Au milieu des années 1950, il avait fallu plusieurs années de recherche à l’artiste français Yves Klein pour créer son fameux bleu Klein. Partant d’une base de bleu outremer, il avait fabriqué un bleu si particulier, si parfait. Il avait alors collaboré avec le marchand parisien, Édouard Adam, pour créer cette couleur originale dont la formule est facilement accessible sur le site du marchand situé dans le quartier de Montmartre à Paris.
Ce n’est qu’en mai 1960 qu’Yves Klein avait déposé auprès de l’Institut national de la propriété industrielle la formule. Presque soixante ans plus tard, ce bleu si particulier fait toute la singularité et l’attraction du travail d’Yves Klein.
L’artiste britannique d’origine indienne Anish Kapoor provoque aujourd’hui une belle polémique pour une histoire un peu similaire révélée par le Daily Mail. Il n’en est pas le créateur mais il vient d’acquérir les droits exclusifs sur une couleur, le Vantablack, le noir le plus noir dans le monde. Il aurait négocié les droits exclusifs de ce pigment qui le fascine depuis de longs mois. En 2014, il n’hésitait pas à vanter les qualités de ce «super noir» à la BBC: «Il est si noir, vous ne pouvez presque pas le voir. Il a une sorte de qualité irréelle.»
Exclusivité
Cette couleur est si sombre qu’elle absorbe 99,96% de la lumière. Elle est produite par la société britannique Surrey NanoSystems et a été développée à l’origine à des fins militaires, pour peindre notamment des avions de combats furtifs.

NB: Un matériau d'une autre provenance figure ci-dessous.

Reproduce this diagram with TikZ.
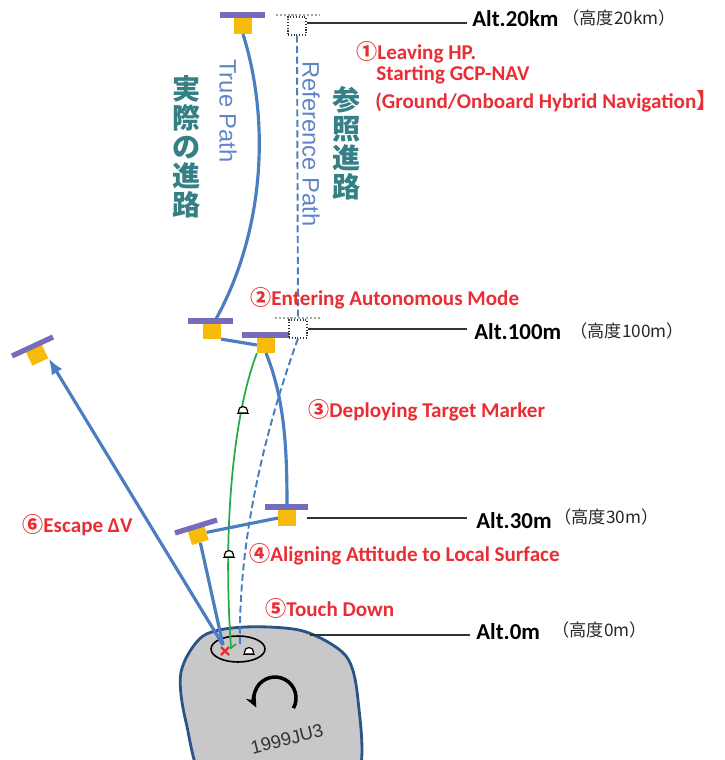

Son créateur, Ben Jensen, expliquait au New York Times en 2014 la particularité du Vantablack. Si on l’utilise pour peindre un vase rempli de fleurs, le vase perd toute dimension et n’est plus qu’une silhouette. Seules les fleurs restent en trois dimensions. Il avait déjà précisé auprès de Dazed qu’il pensait «que cela pourrait changer la façon dont nous voyons l’univers» et s’était déclaré ravi «qu’un artiste de la stature et la réputation d’Anish Kapoor soit intéressé à explorer ses possibilités dans le domaine créatif».
Mais, deux ans plus tard, en devenant une exclusivité pour un seul artiste, le Vantablack est devenu un objet de polémiques. Dans le Daily Mail, le peintre britannique Christian Furr ne retient pas sa colère: «Je n’ai jamais entendu parler d’un artiste monopolisant un matériau... Nous devrions être en mesure de l’utiliser. Il n’appartient pas à un seul homme.»
Même critique dans le Telegraph indien, l’artiste Shanti Panchal se plaint aussi de cette exclusivité de Kapoor: «Je n’ai jamais rien entendu qui soit si absurde. Dans le monde de la création et des artistes, personne ne devrait avoir le monopole.»